Nov 4 Election Results as Obama’s Hermeneutical challenge

What do they mean, these election results?

The GOP took back the House-Clearly, the voters were rejecting outright the Obama agenda. Oh yeah?

The Democrats held on to the Senate-Clearly, the voters were repudiating the Tea Party agenda.  What?

The recent elections in the UK and Australia left both electorates in the quandary of a hung Parliament-and as one commentator said, the voters have spoken, we just still don’t know what they said. It took a while to shake down.

In the UK, it finally meant a coalition between the Conservatives and Progressives, and a bold program of reform and budget cuts. In Australia, the Labor Government barely hung on with three Independents, and has taken the warning, now seriously treading water.

Here in the USA, the mid-terms are a bit of an anomaly, asking people to go back and redo what they thought they did only 2 years before. No wonder so many don’t vote. Too much already.  Giving people every two years to change their mind is like asking your kids every five minutes are they having  fun yet. You learn not to ask.

The anti-Obama crowd were at pains to tell us that this was a referendum on the President.  If so, it’s one he can’t lose since his name was not on the ballot. Funny that.  To make an election about someone we are NOT voting for, rather than about those we are.  Must be magical.

If you thought that was a little bizarre, think of the voters in Denver who voted down Prop 300 which wanted to set up a City Commission to study extra-terrestials.  Even ET (Phone home) didn’t vote for it, and it failed, despite a huge anonymous donation that some suspected came from the Martian Chamber of Commerce.

Kathleen Parker’s Washington Post Op Ed today, (page positioned right of center of page A19) boldly  opines, “Narrative schmarrative,” the results happened not because Obama was a bad communicator but a lousy listener.  That’s something you’d expect Michelle to be saying, not a pundit.

George Will (on the far right of A19)  says, the results show the nation recoiling against liberalism, a repudiation of progressivism. OK George.

On the far left of page A19, David Broder weighs in: Obama needs to go back to Plan A of a broad bi-partisan outreach, since he has now thrown off the shackles of Pelosi and Reid.

Obama held a press conference to get ahead of the bad news to call it a “shellacking” which is a great word if nothing else. The results, he said, show his programs are not working fast enough.  It was the pace of progress, not the programs, and people’s lack of patience.

So there you have it, folks.  We get to choose our meanings. It reminds me of a story of a friend who went to the doctors with a sniffle only to be told, you either have a bad flu or leukemia-take your pick.  I’ll take the flu please.

The election results are the results. Bad news? Good News? No News that is new? Or perhaps the people have had a chance to refocus, to revisit some of the choices of 2008, to send their State and Congress Reps a message of sorts, which was- some of you are doing a good enough job, some of you are fired.  Simple as that.

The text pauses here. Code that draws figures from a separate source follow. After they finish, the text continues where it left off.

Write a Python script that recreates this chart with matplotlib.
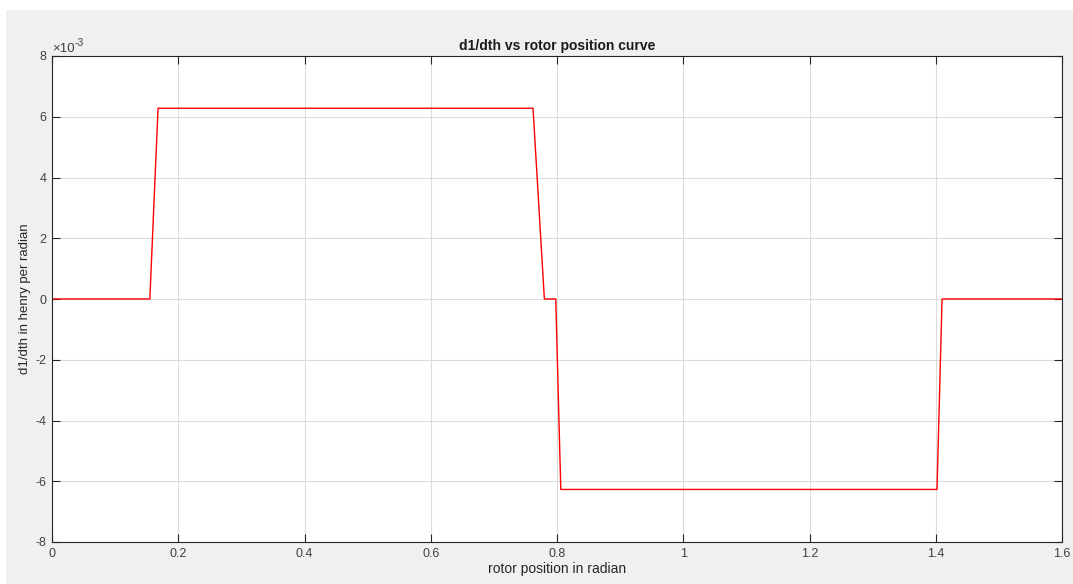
import numpy as np
import matplotlib
matplotlib.use('Agg')
import matplotlib.pyplot as plt
from matplotlib.patches import Rectangle
from matplotlib.ticker import FuncFormatter

plt.rcParams['font.family'] = ['Liberation Sans', 'DejaVu Sans']
plt.rcParams['axes.unicode_minus'] = False

# rotor position (rad) and d1/dth (H/rad)
theta = [0.0, 0.155, 0.168, 0.762, 0.780, 0.798, 0.806, 1.402, 1.410, 1.6]
dL = [0.0, 0.0, 6.28e-3, 6.28e-3, 0.0, 0.0, -6.27e-3, -6.27e-3, 0.0, 0.0]

xticks = [0, 0.2, 0.4, 0.6, 0.8, 1.0, 1.2, 1.4, 1.6]
xticklabels = ['0', '0.2', '0.4', '0.6', '0.8', '1', '1.2', '1.4', '1.6']
yticks = np.array([-8, -6, -4, -2, 0, 2, 4, 6, 8]) * 1e-3

W, H = 1073, 584
fig = plt.figure(figsize=(W / 100, H / 100), dpi=100, facecolor='white')
fig.patches.append(Rectangle((6 / W, 0), 1 - 6 / W, (H - 10) / H,
                             transform=fig.transFigure, facecolor='#f0f0f0',
                             edgecolor='none', zorder=-10))

ax = fig.add_axes([52 / W, 1 - 542 / H, (1062 - 52) / W, (542 - 56) / H])
ax.set_facecolor('white')
ax.plot(theta, dL, color='red', lw=1.0)

ax.set_xlim(0, 1.6)
ax.set_ylim(-8e-3, 8e-3)
ax.set_xticks(xticks)
ax.set_xticklabels(xticklabels)
ax.set_yticks(yticks)
ax.yaxis.set_major_formatter(FuncFormatter(lambda v, p: f'{v * 1e3:g}'.replace('\u2212', '-')))

# exponent label like MATLAB
t1 = ax.text(0.0, 1.003, '\u00d710', transform=ax.transAxes, fontsize=9.5,
             color='#404040', ha='left', va='bottom')
ax.annotate('-3', xy=(1.0, 0.55), xycoords=t1, fontsize=7.5,
            color='#404040', ha='left', va='bottom')

ax.grid(True, color='#dcdcdc', lw=0.8)
ax.set_axisbelow(True)
ax.tick_params(direction='in', length=5.5, width=0.8, colors='#262626',
               labelcolor='#404040', labelsize=9, top=True, right=True, pad=4)
for s in ax.spines.values():
    s.set_color('#262626')
    s.set_linewidth(0.8)

ax.set_title('d1/dth vs rotor position curve', fontsize=10, fontweight='bold',
             color='#1a1a1a', pad=4)
ax.set_xlabel('rotor position in radian', fontsize=10, color='#262626', labelpad=2)
ax.set_ylabel('d1/dth in henry per radian', fontsize=9.5, color='#262626', labelpad=3)

fig.savefig('out.png', dpi=100, facecolor=fig.get_facecolor())
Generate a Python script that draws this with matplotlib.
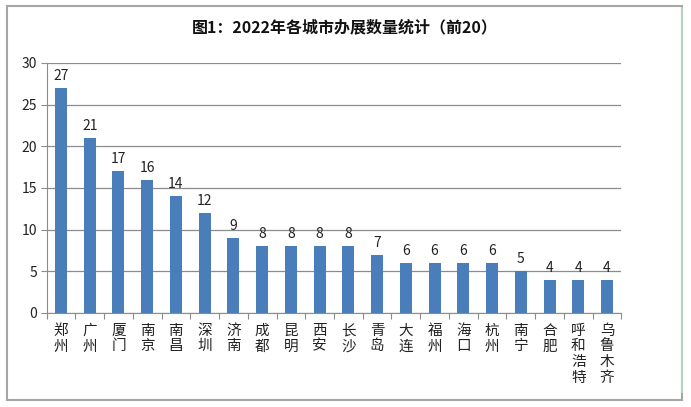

Of course, a hermeneutic of suspicion says, nothing is simple, there is always bad news and bad intent, all you have to do is look hard enough to find a conspiracy. But  Occam’s razor says, the simpler and more elegantly economic the explanation is, the better our minds work.

Applied to the Mid Terms, it boils down to the people voting. Some candidates won. Some Lost.  And the President is still in the White House. And we may have earned 6 months grace before the 2012 campaign becomes the media obsession. Here’s hoping.

Meanwhile, we have to work out what our own lives mean, what our wife means when she says you are ‘too tough on the kids’, or what your teenager means when he says, ‘ Don’t be too cool, Dad.”

If Obama revives his hermeneutic of hope, he will know he”s got two more years to rescue the economy, and reconnect his hope to the nation’s hurting heartland.  But he knew that long before Tuesday.  It’s called leadership, a quality that wins in the end, but in the middle passage, doesn’t complain or explain,  because when did any of us not have to risk being wrong in order to end up right?